#### Recorded data:
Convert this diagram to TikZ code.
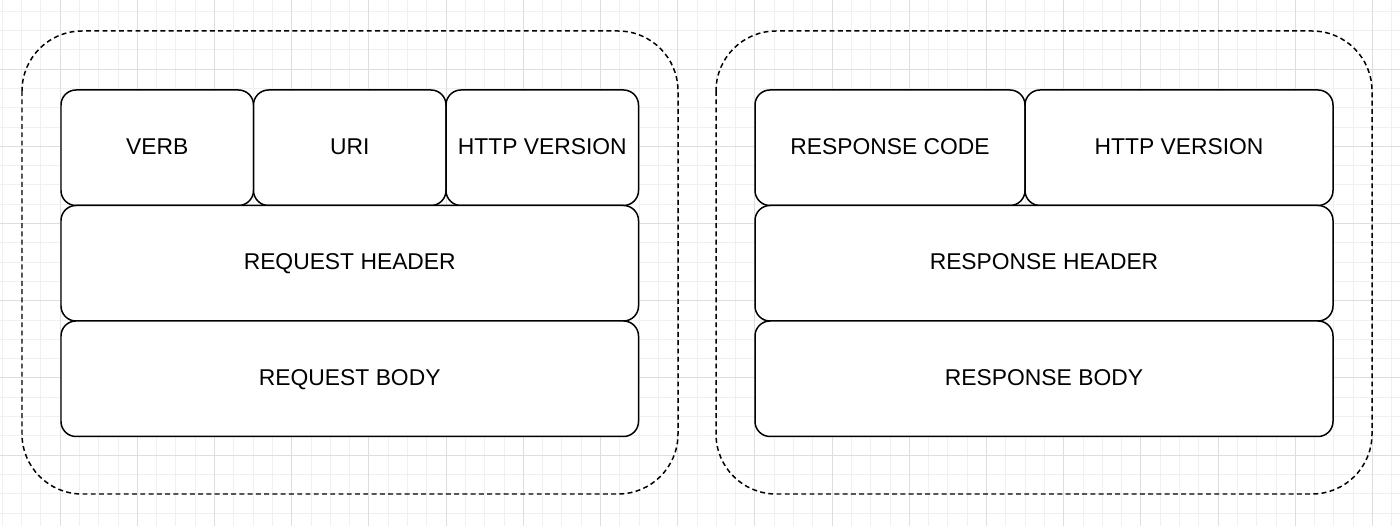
\documentclass[tikz,border=0pt]{standalone}
\usepackage{fontspec}
\setmainfont{Liberation Sans}
\usetikzlibrary{positioning}

\definecolor{gridmajor}{HTML}{DEDEDE}
\definecolor{gridminor}{HTML}{F0F0F0}

\tikzset{
  field/.style={draw, line width=0.85pt, rounded corners=0.3cm, fill=white,
    minimum height=2.31cm, inner sep=0pt, outer sep=0pt,
    text height=0.716em, text depth=0pt,
    font=\fontsize{13}{15}\selectfont},
  message/.style={draw, line width=0.85pt, dash pattern=on 2.8pt off 1.9pt,
    rounded corners=1.2cm}
}

\begin{document}
\begin{tikzpicture}
\useasboundingbox (0,0) rectangle (28,-10.52);
\fill[white] (0,0) rectangle (28,-10.52);

% grid paper
\begin{scope}
\clip (0,0) rectangle (28,-10.52);
\draw[gridminor, line width=0.4pt, shift={(1.2,-1.38)}, step=0.386] (-1.6,-9.5) grid (27,1.6);
\draw[gridmajor, line width=0.5pt, shift={(1.2,-1.38)}, step=1.544] (-1.6,-9.5) grid (27,1.6);
\end{scope}

% request
\draw[message] (0.44,-0.62) rectangle (13.56,-9.88);
\node[field, minimum width=3.85cm] (verb) at (3.145,-2.955) {VERB};
\node[field, minimum width=3.85cm, right=0pt of verb] (uri) {URI};
\node[field, minimum width=3.85cm, right=0pt of uri] (reqversion) {HTTP VERSION};
\node[field, minimum width=11.55cm, below=0pt of uri] (reqheader) {REQUEST HEADER};
\node[field, minimum width=11.55cm, below=0pt of reqheader] (reqbody) {REQUEST BODY};

% response
\draw[message] (14.32,-0.62) rectangle (27.44,-9.88);
\node[field, minimum width=5.4cm] (rescode) at (17.8,-2.955) {RESPONSE CODE};
\node[field, minimum width=6.16cm, right=0pt of rescode] (resversion) {HTTP VERSION};
\node[field, minimum width=11.56cm, below=0pt of rescode.south west, anchor=north west] (resheader) {RESPONSE HEADER};
\node[field, minimum width=11.56cm, below=0pt of resheader] (resbody) {RESPONSE BODY};
\end{tikzpicture}
\end{document}
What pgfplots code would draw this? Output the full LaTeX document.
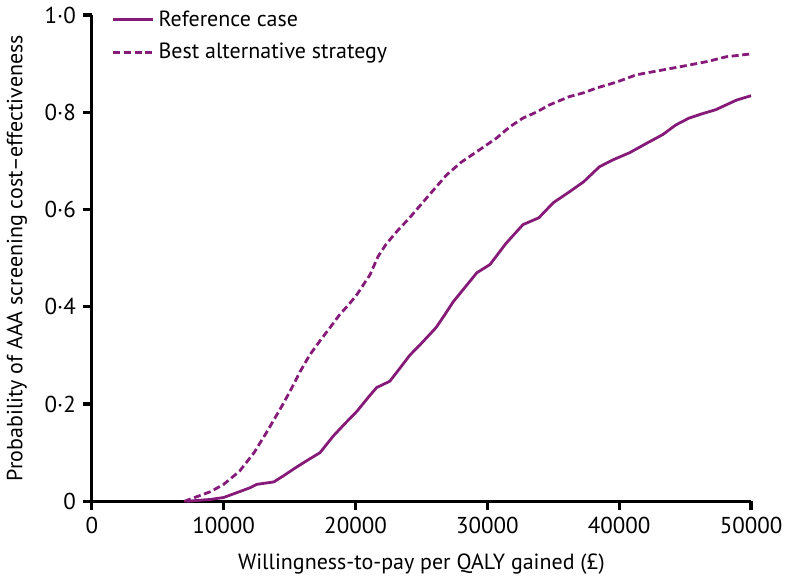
\documentclass[border=0pt]{standalone}
\usepackage{fontspec}
\setmainfont{PT Sans}
\usepackage{pgfplots}
\pgfplotsset{compat=1.18}
\definecolor{aaapurple}{HTML}{861A78}

\begin{document}
\begin{tikzpicture}
\begin{axis}[
  scale only axis, width=330pt, height=243.5pt,
  xmin=0, xmax=50000, ymin=0, ymax=1,
  axis lines=left, axis line style={line width=1.6pt,-},
  every tick/.style={line width=1.6pt,black},
  tick align=outside, major tick length=4.5pt,
  xtick={0,10000,20000,30000,40000,50000},
  scaled x ticks=false,
  ytick={0,0.2,0.4,0.6,0.8,1},
  yticklabels={0,0·2,0·4,0·6,0·8,1·0},
  /pgf/number format/assume math mode=true,
  /pgf/number format/1000 sep={},
  tick label style={font=\fontsize{11.5}{13}\selectfont},
  label style={font=\fontsize{11}{13}\selectfont},
  xlabel={Willingness-to-pay per QALY gained (£)},
  ylabel={Probability of AAA screening cost–effectiveness},
  xlabel style={yshift=-3pt},
  ylabel style={yshift=2pt},
  clip=false,
  legend cell align=left,
  legend style={draw=none, fill=none, inner sep=0pt, at={(0.03,1.018)}, anchor=north west,
    font=\fontsize{11}{13}\selectfont, row sep=3pt},
  legend image code/.code={\draw[#1] (0cm,0cm) -- (0.7cm,0cm);},
]
\addplot[aaapurple, line width=1.4pt] coordinates {
(7200,0) (8000,0.002) (9000,0.004) (10000,0.008) (11000,0.018) (12000,0.028)
(12500,0.035) (13800,0.04) (14500,0.052) (15500,0.07) (16500,0.087) (17300,0.10)
(18300,0.134) (19200,0.16) (20100,0.185) (21000,0.215) (21600,0.234) (22600,0.247)
(23400,0.275) (24100,0.30) (25000,0.325) (26100,0.357) (26800,0.385) (27400,0.41)
(28300,0.44) (29200,0.47) (30200,0.487) (31400,0.53) (32700,0.569) (33900,0.583)
(35000,0.614) (36200,0.636) (37300,0.657) (38500,0.688) (39600,0.703) (40800,0.717)
(42000,0.735) (43300,0.754) (44300,0.774) (45300,0.788) (46300,0.797) (47300,0.805)
(48100,0.815) (48900,0.825) (50000,0.834)
};
\addlegendentry{Reference case}
\addplot[aaapurple, line width=1.4pt, dash pattern=on 3.5pt off 1.8pt] coordinates {
(7000,0) (8000,0.01) (9000,0.02) (10000,0.035) (11200,0.062) (12300,0.10)
(13300,0.144) (14500,0.20) (15200,0.235) (15800,0.267) (16500,0.30) (17300,0.33)
(18000,0.355) (18800,0.384) (19500,0.405) (20100,0.425) (21100,0.466) (21700,0.503)
(22300,0.528) (23100,0.554) (24100,0.583) (25400,0.624) (26900,0.671) (28000,0.697)
(29200,0.719) (30700,0.747) (31700,0.77) (32700,0.788) (33700,0.80) (34700,0.815)
(36200,0.832) (37300,0.84) (38300,0.850) (39800,0.862) (41300,0.877) (43300,0.887)
(45300,0.897) (46800,0.905) (48100,0.914) (50000,0.920)
};
\addlegendentry{Best alternative strategy}
\end{axis}
\end{tikzpicture}
\end{document}
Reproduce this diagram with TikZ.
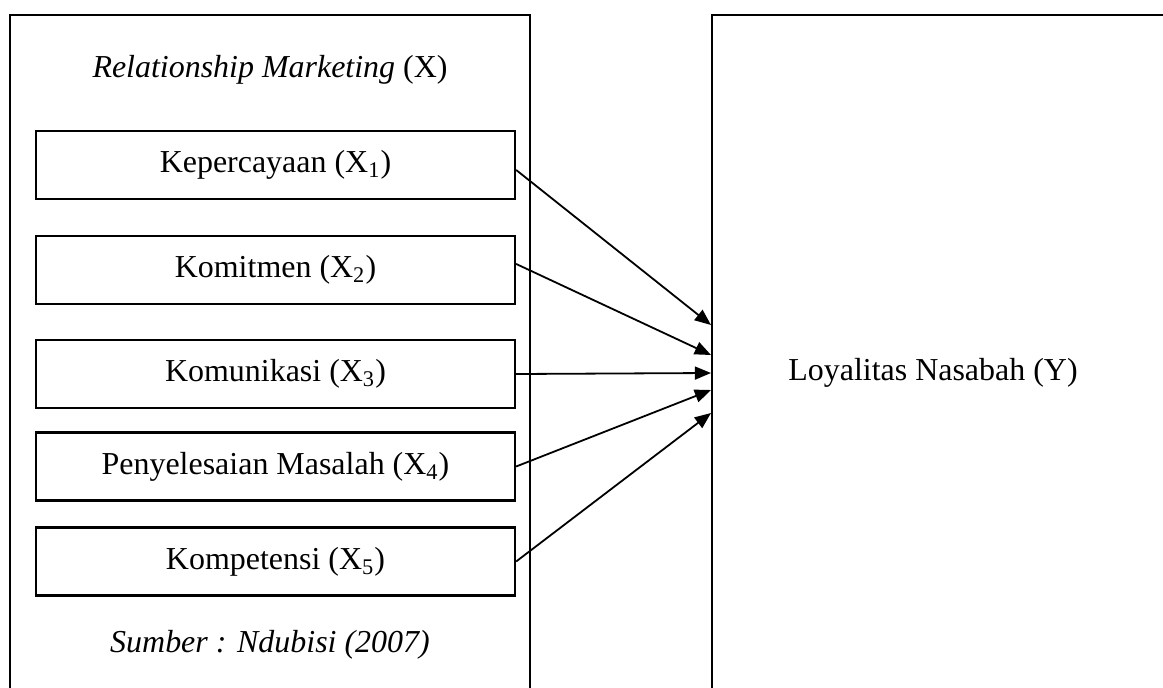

#### Task prompt:
Of the lines in this listing, how many contain "diagram"? Reply with the number and nothing more.

#### Result for this task:
2